> If a landlord can charge 1200 instead of 1000 why wouldn’t they? They’ll charge the maximum they can get away with, costs are irrelevant

This is rarely true. Only universally true for large corporate landlords where there is an entire corporate structure maximizing every dollar due to personal incentives put in place by executives/ownership.

Small landlords (yes, even those with 6 buildings) are almost never min/maxing rent like this. They are optimizing for other things like time investment and hassle factor. And even doing the right thing.

I've both rented and landlorded. In neither side of those transactions over decades was I either paying maximal rent or charging it. When property taxes went up as a renter, my small time landlord would show me the tax bill and I'd pay exactly the increase. Same went for when I had tenants.

I'd go as far as to say the majority of mom and pop landlords are not looking to charge maximum rent. They only start doing so when they have a problematic tenant they are trying to "manage out" of the unit.
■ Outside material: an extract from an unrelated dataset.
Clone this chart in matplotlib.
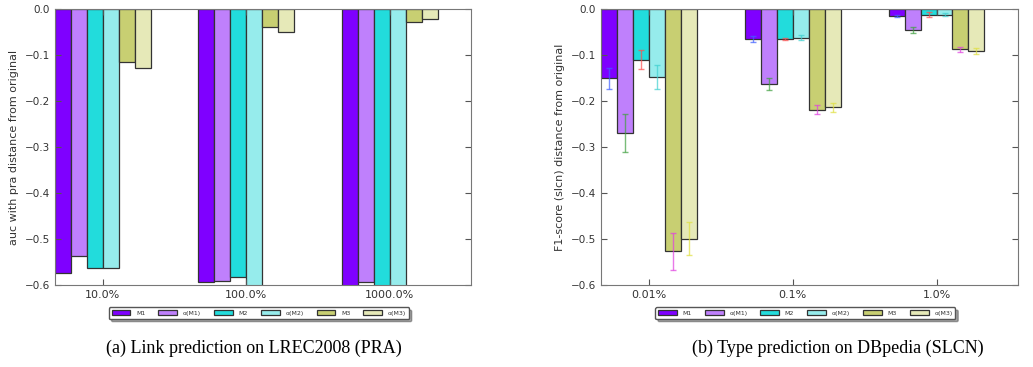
import numpy as np
import matplotlib
matplotlib.use('Agg')
import matplotlib.pyplot as plt
from matplotlib.ticker import FuncFormatter

# series names and colours
labels = ['M1', 'α(M1)', 'M2', 'α(M2)', 'M3', 'α(M3)']
bar_colors = ['#7f00ff', '#bf80fc', '#22dcdc', '#96ecec', '#c8cf72', '#e6e9b8']
err_colors = ['#4060ff', '#40a040', '#ff5050', '#40d0d0', '#e040e0', '#e0e040']

# (a) link prediction on LREC2008 (PRA)
groups_a = ['10.0%', '100.0%', '1000.0%']
vals_a = [
    [-0.573, -0.594, -0.61],   # M1
    [-0.538, -0.591, -0.594],  # a(M1)
    [-0.562, -0.582, -0.61],   # M2
    [-0.562, -0.61, -0.61],    # a(M2)
    [-0.116, -0.040, -0.028],  # M3
    [-0.128, -0.049, -0.022],  # a(M3)
]

# (b) type prediction on DBpedia (SLCN)
groups_b = ['0.01%', '0.1%', '1.0%']
vals_b = [
    [-0.151, -0.065, -0.015],
    [-0.269, -0.164, -0.046],
    [-0.110, -0.065, -0.012],
    [-0.147, -0.062, -0.012],
    [-0.527, -0.219, -0.088],
    [-0.499, -0.214, -0.091],
]
errs_b = [
    [0.022, 0.007, 0.002],
    [0.041, 0.013, 0.007],
    [0.020, 0.003, 0.005],
    [0.026, 0.006, 0.003],
    [0.040, 0.010, 0.005],
    [0.036, 0.009, 0.006],
]

W, H = 1033, 367
fig = plt.figure(figsize=(W / 100, H / 100), dpi=100)


def fmt(v, pos):
    if abs(v) < 1e-9:
        return '0.0'
    return ('%.1f' % v).replace('-', '\u2212')


def draw(ax, groups, vals, errs=None, ylabel=''):
    ind = np.arange(len(groups))
    width = 1 / 9.0
    for i, (lab, v) in enumerate(zip(labels, vals)):
        kw = {}
        if errs is not None:
            kw = dict(yerr=errs[i], error_kw=dict(ecolor=err_colors[i], elinewidth=1,
                                                  capsize=2, capthick=1, alpha=0.7))
        ax.bar(ind + i * width, v, width, align='edge', color=bar_colors[i],
               edgecolor='#333333', linewidth=0.9, label=lab, **kw)
    ax.set_xlim(0, 2.9)
    ax.set_ylim(-0.6, 0.0)
    ax.set_xticks(ind + 3 * width)
    ax.set_xticklabels(groups, fontsize=8, color='#333333')
    ax.set_yticks(np.linspace(-0.6, 0.0, 7))
    ax.yaxis.set_major_formatter(FuncFormatter(fmt))
    ax.tick_params(axis='y', labelsize=7.5, colors='#333333', direction='in',
                   right=True, length=4)
    ax.tick_params(axis='x', direction='in', top=True, length=4, color='#555555')
    ax.tick_params(axis='y', color='#555555')
    for s in ax.spines.values():
        s.set_color('#777777')
    ax.set_ylabel(ylabel, fontsize=8, color='#333333', labelpad=4)
    leg = ax.legend(loc='upper center', bbox_to_anchor=(0.49, -0.07), ncol=6,
                    fontsize=4.5, fancybox=True, shadow=True, handlelength=3.0,
                    handleheight=0.9, columnspacing=2.1, borderpad=0.45,
                    handletextpad=0.9)
    leg.get_frame().set_edgecolor('#555555')
    for t in leg.get_texts():
        t.set_color('#333333')


ax1 = fig.add_axes([55 / W, 1 - 285 / H, 416 / W, 276 / H])
draw(ax1, groups_a, vals_a, ylabel='auc with pra distance from original')

ax2 = fig.add_axes([601 / W, 1 - 285 / H, 417 / W, 276 / H])
draw(ax2, groups_b, vals_b, errs_b, ylabel='F1-score (slcn) distance from original')

fig.text(254 / W, 1 - 348 / H, '(a) Link prediction on LREC2008 (PRA)',
         ha='center', va='center', fontsize=13, family='Liberation Serif')
fig.text(838 / W, 1 - 348 / H, '(b) Type prediction on DBpedia (SLCN)',
         ha='center', va='center', fontsize=13, family='Liberation Serif')

fig.savefig('out.png', dpi=100)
>Small landlords (yes, even those with 6 buildings) are almost never min/maxing rent like this. They are optimizing for other things like time investment and hassle factor. And even doing the right thing.

Yup. Have a single residential in a otherwise commercial building in NYC. They pay ~50% market for a spacious 3 BR for a number of reasons; mainly because we have known them for a long time and they struggle with health issues so we never really raised them. Charging them market would put them on the street. They can afford the 50%, live nicely, and the commercial tenants pay market which pays for the building with a little leftover. If they ever move we will certainly charge more but I see no reason to gouge like others.

This is right. Increased costs are either passed on to tenants or decrease the landlord’s cash flow. Those are the only two options. I don’t have any data on which occurs more frequently. But what is true is an increase in expenses means less debt service is available so purchase prices come down.